After the alarm had been raised about the machine’s theft, by following the satellite reports from the tracking devices in the stolen skid-steer loader, it was found that the machine left the country from Southampton docks nine days after it was stolen.
Enigma, who provides the tracking service, contacted Southampton docks to get the timetable and schedule of all the ships sailing out of Southampton on the same date the skid-steer departed from the UK and found the ship on which the machine was transported was the Socol 2, bound for Gibraltar.
The machine was subsequently carried across the Mediterranean Sea and down the Suez Canal to Oman, where it was unloaded and moved along the coast.
Through further tracking, Enigma was able to pinpoint the new location of the machine in Sharjah, where it stopped moving a couple of days later.
Working alongside Enigma’s joint venture partner based in Dubai, they were able to arrange for an undercover representative to visit the location in Sharjah who found the machine and the people holding it.
To ensure the skid-steer loader was not sold on, the firm arranged for a deposit to be paid to hold the machine in place, while Interpol, working between the UK and Sharjah, completed the necessary paper work to recover the machine.
Three days later, the Sharjah police took two suspects into custody together with not only the skid-steer loader, but also a generator stolen from another plant hire company in the Manchester area.
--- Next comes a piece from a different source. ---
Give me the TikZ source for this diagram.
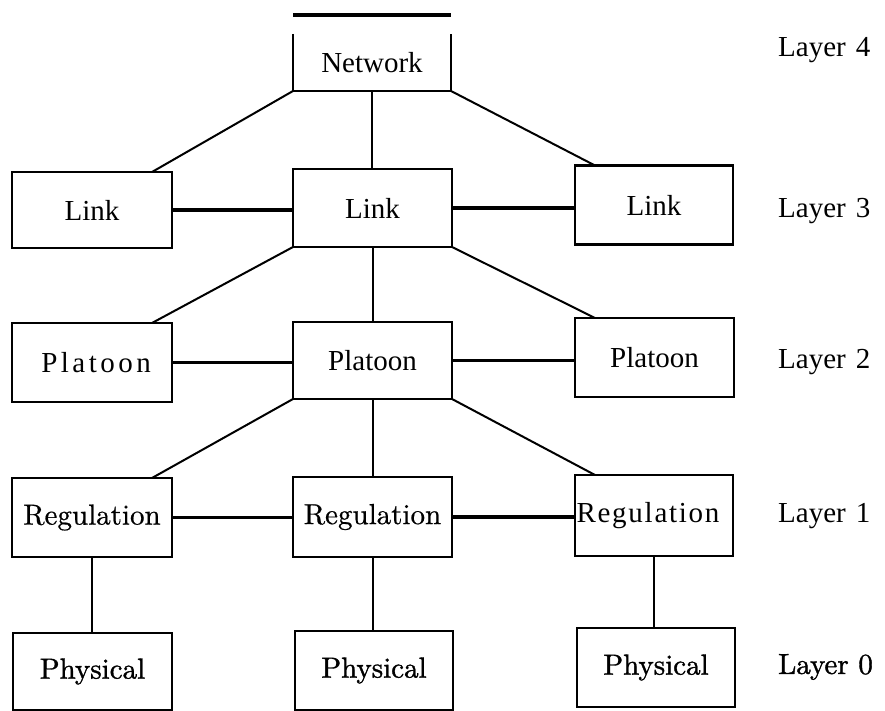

Most people are not so lucky though, but fitting such devices makes the equipment much more of an insurable risk.
PHYSICAL LOCKS
There are a couple of other less glamorous, but effective ways of hanging onto your property. One of them is to physically secure the equipment with locks and chains. There are some firms that specialise in making locks just for construction vehicles.
One UK-based company named TLD makes some special locks that immobilise the steering mechanisms on many tracked and wheeled construction equipment. The firm also makes trailer locks, which allow the hitches of several trailers to be clamped together.
There are a number of other chassis locks available, most of them developed by the touring caravan industry in Europe (these little aluminum boxes are inexplicably popular in Europe – so much so, they are continually being stolen). Some of these fit over the coupling handles on trailers so that the brake can’t be taken off, or the hitch accessed.
However, there is one further way of ensuring your machines stay put in the yard. It isn’t perfect – far from it, but it is usually the best physical deterrent available. The method? Employ a security guard.